Black Belt Horror, by Reed Lackey

27 Jun

“Chuck Norris vs Michael Myers”

It sounds at first like a fan film: the ultimate exercise in absurd alternate universes imaginings. But the difference here is that this film exists. It was made more than 30 years ago.

Directed by Michael Miller, Silent Rage could have housed exactly the tag line above. Because essentially the film combines the elements of schlocky 80s Chuck Norris action films with the horror stylistics perfected by John Carpenter in the first Halloween film.

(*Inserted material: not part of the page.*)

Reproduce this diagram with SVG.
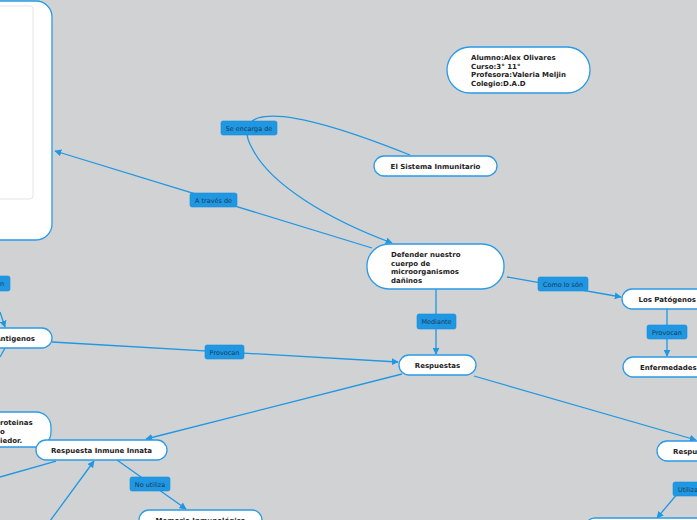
<svg xmlns="http://www.w3.org/2000/svg" width="697" height="520" viewBox="0 0 697 520">
<defs>
<style>
.node{fill:#ffffff;stroke:#2a9be6;stroke-width:1.3}
.nt{font-family:"DejaVu Sans",Verdana,sans-serif;font-weight:bold;font-size:7px;fill:#222222}
.lab{fill:#1f97e2;stroke:#1a8fd8;stroke-width:0.6}
.lt{font-family:"DejaVu Sans",Verdana,sans-serif;font-size:6.5px;fill:#1c3a56}
.con{fill:none;stroke:#1f97e2;stroke-width:1.3}
</style>
<marker id="arr" viewBox="0 0 10 10" refX="9" refY="5" markerWidth="7" markerHeight="7" markerUnits="userSpaceOnUse" orient="auto">
<path d="M0,0 L10,5 L0,10 Z" fill="#1f97e2"/>
</marker>
</defs>
<rect x="0" y="0" width="697" height="520" fill="#d1d2d4"/>

<g id="connectors">
<path class="con" d="M410,155 C375,141 290,108 258,118 C244,123 245,136 252,148 C270,185 330,220 392,243" marker-end="url(#arr)"/>
<path class="con" d="M372,248 L55,151" marker-end="url(#arr)"/>
<path class="con" d="M507,277 L621,297" marker-end="url(#arr)"/>
<path class="con" d="M667,309 L667,356" marker-end="url(#arr)"/>
<path class="con" d="M436,289 L436,354" marker-end="url(#arr)"/>
<path class="con" d="M52,342 L398,362" marker-end="url(#arr)"/>
<path class="con" d="M402,374 L146,439" marker-end="url(#arr)"/>
<path class="con" d="M474,376 L696,440" marker-end="url(#arr)"/>
<path class="con" d="M117,460 L186,509" marker-end="url(#arr)"/>
<path class="con" d="M56,461 L0,477"/>
<path class="con" d="M50,521 L94,461" marker-end="url(#arr)"/>
<path class="con" d="M0,312 L5,327" marker-end="url(#arr)"/>
<path class="con" d="M5,348 L0,357"/>
<path class="con" d="M678,493 L657,518" marker-end="url(#arr)"/>
</g>

<g id="label-se-encarga">
<rect class="lab" x="221" y="121" width="56" height="14" rx="2"/>
<text class="lt" x="249" y="130.5" text-anchor="middle">Se encarga de</text>
</g>
<g id="label-a-traves">
<rect class="lab" x="190" y="193" width="47" height="14" rx="2"/>
<text class="lt" x="213.5" y="202.5" text-anchor="middle">A través de</text>
</g>
<g id="label-como">
<rect class="lab" x="538" y="277" width="50" height="14" rx="2"/>
<text class="lt" x="563" y="286.5" text-anchor="middle">Como lo són</text>
</g>
<g id="label-provocan-r">
<rect class="lab" x="647" y="325" width="40" height="14" rx="2"/>
<text class="lt" x="667" y="334.5" text-anchor="middle">Provocan</text>
</g>
<g id="label-mediante">
<rect class="lab" x="417" y="314" width="39" height="15" rx="2"/>
<text class="lt" x="436.5" y="324" text-anchor="middle">Mediante</text>
</g>
<g id="label-provocan-l">
<rect class="lab" x="205" y="345" width="39" height="14" rx="2"/>
<text class="lt" x="224.5" y="354.5" text-anchor="middle">Provocan</text>
</g>
<g id="label-no-utiliza">
<rect class="lab" x="130" y="477" width="40" height="14" rx="2"/>
<text class="lt" x="150" y="486.5" text-anchor="middle">No utiliza</text>
</g>
<g id="label-left">
<rect class="lab" x="-30" y="276" width="40" height="15" rx="2"/>
<text class="lt" x="0" y="286">n</text>
</g>
<g id="label-utilizan">
<rect class="lab" x="673" y="482" width="40" height="14" rx="2"/>
<text class="lt" x="678" y="491.5">Utilizan</text>
</g>

<g id="node-bigbox">
<rect class="node" x="-20" y="1" width="72" height="239" rx="16"/>
<rect x="-10" y="6" width="43" height="193" rx="3" fill="#ffffff" stroke="#e4e4e4" stroke-width="1"/>
</g>
<g id="node-info">
<rect class="node" x="447" y="47" width="143" height="46" rx="23"/>
<text class="nt" x="471" y="60">Alumno:Alex Olivares</text>
<text class="nt" x="471" y="68.7">Curso:3° 11°</text>
<text class="nt" x="471" y="77.2">Profesora:Valeria Meljin</text>
<text class="nt" x="471" y="85.8">Colegio:D.A.D</text>
</g>
<g id="node-sistema">
<rect class="node" x="374" y="156" width="123" height="20" rx="10"/>
<text class="nt" x="435.5" y="168.5" text-anchor="middle">El Sistema Inmunitario</text>
</g>
<g id="node-defender">
<rect class="node" x="367" y="244" width="137" height="45" rx="22"/>
<text class="nt" x="391" y="257">Defender nuestro</text>
<text class="nt" x="391" y="265.7">cuerpo de</text>
<text class="nt" x="391" y="274.3">microorganismos</text>
<text class="nt" x="391" y="283">dañinos</text>
</g>
<g id="node-patogenos">
<rect class="node" x="622" y="289" width="100" height="20" rx="10"/>
<text class="nt" x="638.5" y="301.5">Los Patógenos</text>
</g>
<g id="node-enfermedades">
<rect class="node" x="623" y="357" width="100" height="20" rx="10"/>
<text class="nt" x="640" y="369.5">Enfermedades</text>
</g>
<g id="node-respuestas">
<rect class="node" x="399" y="355" width="77" height="20" rx="10"/>
<text class="nt" x="437.5" y="367.5" text-anchor="middle">Respuestas</text>
</g>
<g id="node-antigenos">
<rect class="node" x="-30" y="328" width="82" height="20" rx="10"/>
<text class="nt" x="35" y="340.5" text-anchor="end">Antigenos</text>
</g>
<g id="node-proteinas">
<rect class="node" x="-40" y="412" width="91" height="35" rx="15"/>
<text class="nt" x="0" y="425.3">roteinas</text>
<text class="nt" x="0" y="433.8">o</text>
<text class="nt" x="0" y="442.5">iedor.</text>
</g>
<g id="node-innata">
<rect class="node" x="36" y="440" width="131" height="20" rx="10"/>
<text class="nt" x="101.5" y="452.5" text-anchor="middle">Respuesta Inmune Innata</text>
</g>
<g id="node-memoria">
<rect class="node" x="139" y="510" width="123" height="20" rx="10"/>
<text class="nt" x="200.5" y="522.5" text-anchor="middle">Memoria Inmunológica</text>
</g>
<g id="node-respuesta-r">
<rect class="node" x="657" y="441" width="80" height="20" rx="10"/>
<text class="nt" x="673" y="453.5">Respuesta</text>
</g>
<g id="node-bottom-r">
<rect class="node" x="585" y="518" width="150" height="20" rx="10"/>
</g>
</svg>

The premise is that a man under very specific psychiatric care for homicidal urges is killed after one of his insane rages by none other than the local sheriff. However, when his body is brought to the morgue, it falls into the hands of two doctors developing a new regeneration drug which will allow the body to heal itself. They decide – of course – to test the drug on their newly deceased cadaver, not only bringing him back to life in the process, but making it nearly impossible to kill him since his wounds regenerate almost instantly.

Thankfully, the sheriff is none other than Chuck Norris, who – after dispatching a band of thugs from the local bar and wooing the affections of an old flame – must stop the murderous menace before the entire town becomes a graveyard.

If the premise excites you in the slightest, then you’re in for a treat. If you’ve already rolled your eyes in the back of your head, then don’t bother even trying this one. This is the kind of film that is praiseworthy for its B-grade cheesiness and indictable for all of the exact same reasons. Where the film really tests the patience of its audience is with the set up. The characters are two-dimensional and flatly acted with two exceptions: Ron Silver as Dr. Tom Halman, who was originally responsible for the patient-turned-nightmare, and Stephen Furst, who plays the cartoonish and buffoonish but oddly endearing deputy to Norris’s sheriff. Silver is performing well above the demands of either the script or the production and Furst is almost playing as if he’s in a three stooges short. Both of them, in short, feel like they belong in different films. Norris is his usual stoic self (he acts with his fists, not with his face), but we haven’t shown up to see him provide any range other than his roundhouse.

The villain is intimidating enough, played to icy depths by Brian Libby. The character has literally only one line in the entire film (after all, it is called Silent Rage) making the comparisons to Michael Myers all the more substantiated. The film’s most successful elements are surrounding his rampage specifically. The film actually does suspense and terror quite well (likely because it is practically lifting Halloween’s moments shot for shot), but the surrounding elements of character and story development nearly all fall squarely in either the boring or the ridiculous bucket.

The last third of the film, where the killer has claimed nearly every victim he can claim and is pursuing Norris and his girl to finish the job, is exactly the kind of thing you’d want to see from a film like this. The only possible disappointment is if the viewer wanted more of Norris’s trademark martial artistry. It’s not absent from the film, just a bit slim. This is most likely due to the fact that he’s not squaring off against another martial artist. He’s fighting Michael Myers without the mask and jumpsuit. There’s only so many times you can roundhouse kick someone that just keeps getting up and coming after you.

If it sounds like I’m trashing the film, that couldn’t be further from the truth. But the fact is, you have to maintain a certain healthy expectation if you’re going to sit through 90 minutes of this. And the fact is that when the film tries to be funny or dramatic, it mostly fails. When it tries to be scary, it almost always succeeds. And when it asks Chuck Norris to be Chuck Norris, it lands the perfect roundhouse right to the face.

So if you’ve always wanted to see what it might be like to pit your favorite unstoppable killing machine against your favorite 80s action star, look no further than 1982’s Silent Rage. It’s not a great film, but at times it’s pretty great fun.